# Linear Differential Equation

## Linear Differential Equation

A differential equation is said to be linear. If the dependent variable and its differential coefficients occur in the first degree only and are not multiplied together.

Method 1: The most general from of a linear equation of the first order is $$\frac{dy}{dx}+Py=Q$$,

Where, P and Q are any function of x.

To solve such equation, find integrating factor $$IF={{e}^{\int{P.dx}}}$$,

On multiplying the form by $${{e}^{\int{P.dx}}}$$ on both sides, we get

$$\frac{dy}{dx}+Py=Q$$,

$${{e}^{\int{P.dx}}}\left( \frac{dy}{dx}+py \right)=Q.{{e}^{\int{P.dx}}}$$,

$$\frac{dy}{dx}.{{e}^{\int{P.dx}}}+P.y.\frac{d}{dx}{{e}^{\int{P.dx}}}=Q.{{e}^{\int{P.dx}}}$$,

$$\frac{d}{dx}\left( y.{{e}^{\int{P.dx}}} \right)=Q.{{e}^{\int{P.dx}}}$$,

Integration applying on both sides

$$\int{\frac{d}{dx}\left( y.{{e}^{\int{P.dx}}} \right)}.dx=\int{Q.{{e}^{\int{P.dx}}}}.dx$$,

$$y.{{e}^{\int{P.dx}}}=\int{Q.{{e}^{\int{P.dx}}}}+C$$,

Which is the required solution of the given differential equation.
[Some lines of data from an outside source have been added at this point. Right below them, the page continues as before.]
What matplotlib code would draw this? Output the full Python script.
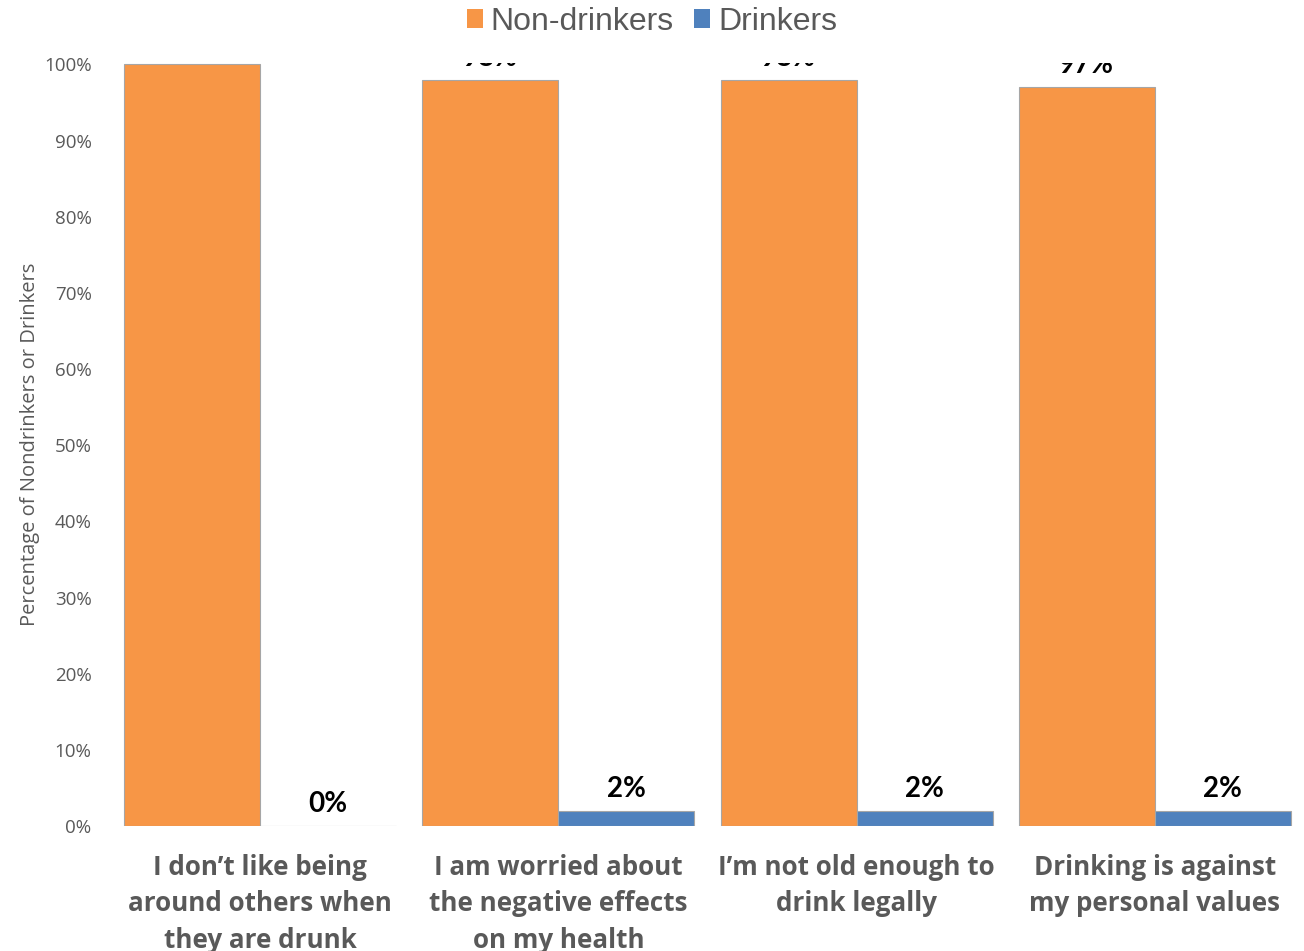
#!/usr/bin/env python3
"""Reasons for not drinking: Non-drinkers vs Drinkers."""
import numpy as np
import matplotlib
matplotlib.use("Agg")
import matplotlib.pyplot as plt
from matplotlib.patches import Patch

categories = [
    "I don\u2019t like being\naround others when\nthey are drunk",
    "I am worried about\nthe negative effects\non my health",
    "I\u2019m not old enough to\ndrink legally",
    "Drinking is against\nmy personal values",
]
non_drinkers = [100, 98, 98, 97]
drinkers = [0, 2, 2, 2]
yticks = [0, 10, 20, 30, 40, 50, 60, 70, 80, 90, 100]

colors = {"Non-drinkers": "#F79646", "Drinkers": "#4F81BD"}
gray = "#595959"

fig = plt.figure(figsize=(13.04, 9.51), dpi=100)
ax = fig.add_axes([0.0851, 0.1314, 0.9149, 0.8024])

x = np.arange(len(categories))
w = 0.456
b1 = ax.bar(x - w / 2, non_drinkers, w, color=colors["Non-drinkers"],
            edgecolor="#a6a6a6", linewidth=0.8)
b2 = ax.bar(x + w / 2, drinkers, w, color=colors["Drinkers"],
            edgecolor="#a6a6a6", linewidth=0.8)

# value labels, clipped by the plot area like the original
for bars, vals in [(b1, non_drinkers), (b2, drinkers)]:
    for rect, v in zip(bars, vals):
        t = ax.annotate(f"{v}%", (rect.get_x() + rect.get_width() / 2, v),
                        xytext=(0, 10.2), textcoords="offset points",
                        ha="center", va="baseline", fontsize=20,
                        fontweight="bold", family="Lato", color="black",
                        annotation_clip=False)
        t.set_clip_on(True)
        t.set_clip_box(ax.bbox)

ax.set_xlim(-0.5, 3.5)
ax.set_ylim(0, 100.2)
ax.set_yticks(yticks)
ax.set_yticklabels([f"{t}%" for t in yticks], family="Open Sans",
                   fontsize=13.5, color=gray)
ax.set_xticks(x)
ax.set_xticklabels(categories, family="Open Sans", fontweight="bold",
                   fontsize=18.7, color=gray, linespacing=1.45)
ax.tick_params(axis="both", length=0)
ax.tick_params(axis="y", pad=14)
ax.tick_params(axis="x", pad=20)
for s in ax.spines.values():
    s.set_visible(False)

ax.set_ylabel("Percentage of Nondrinkers or Drinkers", family="Open Sans",
              fontsize=14.5, color=gray, labelpad=2.5)

handles = [Patch(facecolor=colors[k], edgecolor="none") for k in colors]
fig.legend(handles, list(colors.keys()), loc="center", ncol=2,
           bbox_to_anchor=(0.5, 0.977), frameon=False,
           prop={"family": "Liberation Sans", "size": 23},
           labelcolor=gray, handlelength=0.5, handleheight=0.5,
           handletextpad=0.25, columnspacing=0.65)

fig.savefig("out.png", dpi=100)
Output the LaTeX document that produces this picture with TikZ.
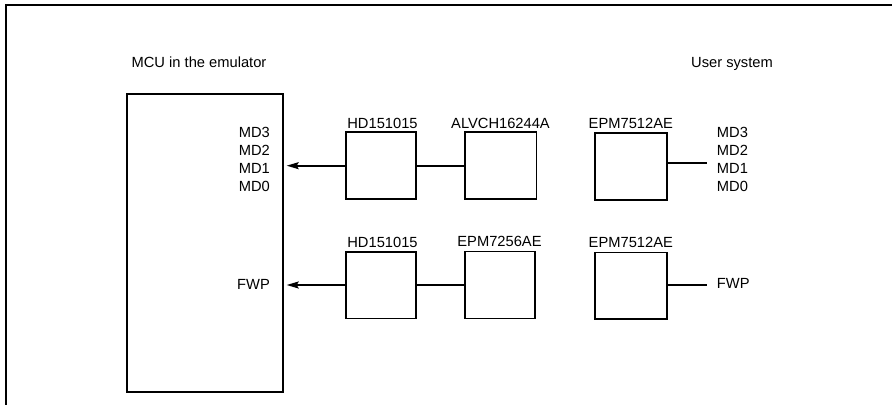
\documentclass[tikz,border=0pt]{standalone}
\usepackage{fontspec}
\setmainfont{Liberation Sans}
\usetikzlibrary{arrows.meta}
\begin{document}
\begin{tikzpicture}[x=1pt,y=-1pt,
  chip/.style={draw,line width=1.6pt,inner sep=0pt,minimum width=70pt,minimum height=67pt},
  lbl/.style={inner sep=0pt,font=\fontsize{14.7}{16}\selectfont},
  wire/.style={line width=1.6pt},
  arr/.style={line width=1.6pt,-{Stealth[length=12pt,width=7pt,inset=2pt]}}]
\useasboundingbox (0,0) rectangle (892,405);
\draw[line width=2.6pt] (892,5) -- (6,5) -- (6,405);
% MCU
\node[chip,minimum width=156pt,minimum height=298pt] (mcu) at (204.7,243) {};
\node[lbl,anchor=base] (mcut) at (199,67) {MCU in the emulator};
\node[lbl,anchor=base] (usert) at (732,67) {User system};
% MD labels on MCU
\node[lbl,anchor=base east] (lmd3) at (270,137.2) {MD3};
\node[lbl,anchor=base east] (lmd2) at (270,155.2) {MD2};
\node[lbl,anchor=base east] (lmd1) at (270,173.2) {MD1};
\node[lbl,anchor=base east] (lmd0) at (270,191.2) {MD0};
\node[lbl,anchor=base east] (lfwp) at (270,289) {FWP};
% top row
\node[chip] (hd1) at (380.7,165.7) {};
\node[lbl,anchor=base] (hd1t) at (382.5,128.5) {HD151015};
\node[chip,minimum width=71.7pt] (alv) at (500.8,165.7) {};
\node[lbl,anchor=base] (alvt) at (500.5,128.5) {ALVCH16244A};
\node[chip,line width=2pt,minimum width=72.3pt,minimum height=66.7pt] (epm1) at (631.2,166.7) {};
\node[lbl,anchor=base] (epm1t) at (630.8,128.5) {EPM7512AE};
\node[lbl,anchor=base west] (rmd3) at (716.7,137.2) {MD3};
\node[lbl,anchor=base west] (rmd2) at (716.7,155.2) {MD2};
\node[lbl,anchor=base west] (rmd1) at (716.7,173.2) {MD1};
\node[lbl,anchor=base west] (rmd0) at (716.7,191.2) {MD0};
% bottom row
\node[chip,minimum height=66.6pt] (hd2) at (380.7,285) {};
\node[lbl,anchor=base] (hd2t) at (382.5,247) {HD151015};
\node[chip] (e256) at (500,285) {};
\node[lbl,anchor=base] (e256t) at (499.5,246) {EPM7256AE};
\node[chip,minimum width=72pt,minimum height=66.7pt] (epm2) at (631,285.7) {};
\node[lbl,anchor=base] (epm2t) at (630.8,247) {EPM7512AE};
\node[lbl,anchor=base west] (rfwp) at (716.7,288.5) {FWP};
% connectors
\coordinate (a1) at (286.7,165.7);
\coordinate (a2) at (286.7,285);
\coordinate (u1) at (706.7,162.7);
\coordinate (u2) at (706.7,285);
\draw[arr] (hd1.west) -- (a1);
\draw[wire] (hd1.east) -- (alv.west);
\draw[wire] (epm1.east |- u1) -- (u1);
\draw[arr] (hd2.west) -- (a2);
\draw[wire] (hd2.east) -- (e256.west);
\draw[wire] (epm2.east |- u2) -- (u2);
\end{tikzpicture}
\end{document}
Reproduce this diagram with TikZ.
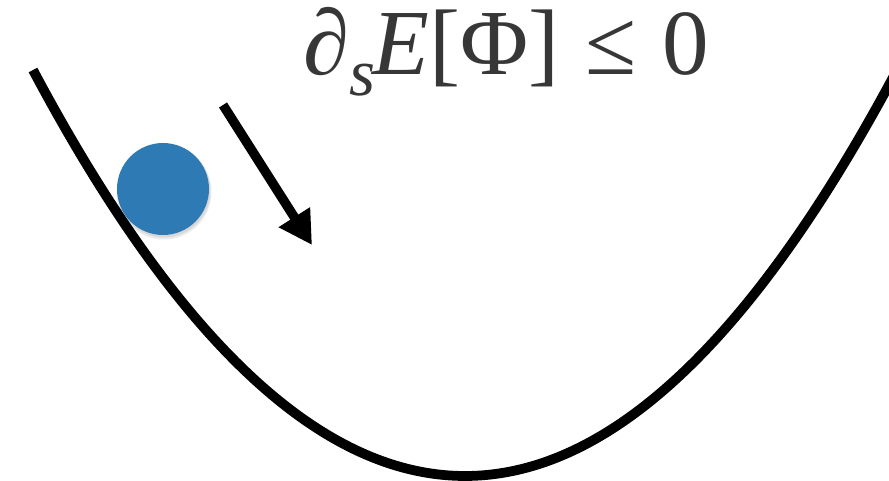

Method 2: The most general from of a linear equation of the first order is $$\frac{dx}{dy}+Px=Q$$,

Where, P and Q are any function of y.

To solve such equation, find integrating factor $$IF={{e}^{\int{P.dy}}}$$,

On multiplying the form by  $$IF={{e}^{\int{P.dy}}}$$ on both sides, we get

$$\frac{dx}{dy}+Px=Q$$,

$${{e}^{\int{P.dy}}}\left( \frac{dx}{dy}+px \right)=Q.{{e}^{\int{P.dy}}}$$,

$$\frac{dx}{dy}.{{e}^{\int{P.dy}}}+P.x.\frac{d}{dx}{{e}^{\int{P.dy}}}=Q.{{e}^{\int{P.dy}}}$$,

$$\frac{d}{dy}\left( y.{{e}^{\int{P.dy}}} \right)=Q.{{e}^{\int{P.dy}}}$$,

Integration applying on both sides

$$\int{\frac{d}{dy}\left( y.{{e}^{\int{P.dy}}} \right)}.dy=\int{Q.{{e}^{\int{P.dy}}}}.dy$$,

$$x.{{e}^{\int{P.dy}}}=\int{Q.{{e}^{\int{P.dy}}}}+C$$,

Which is the required solution of the given differential equation.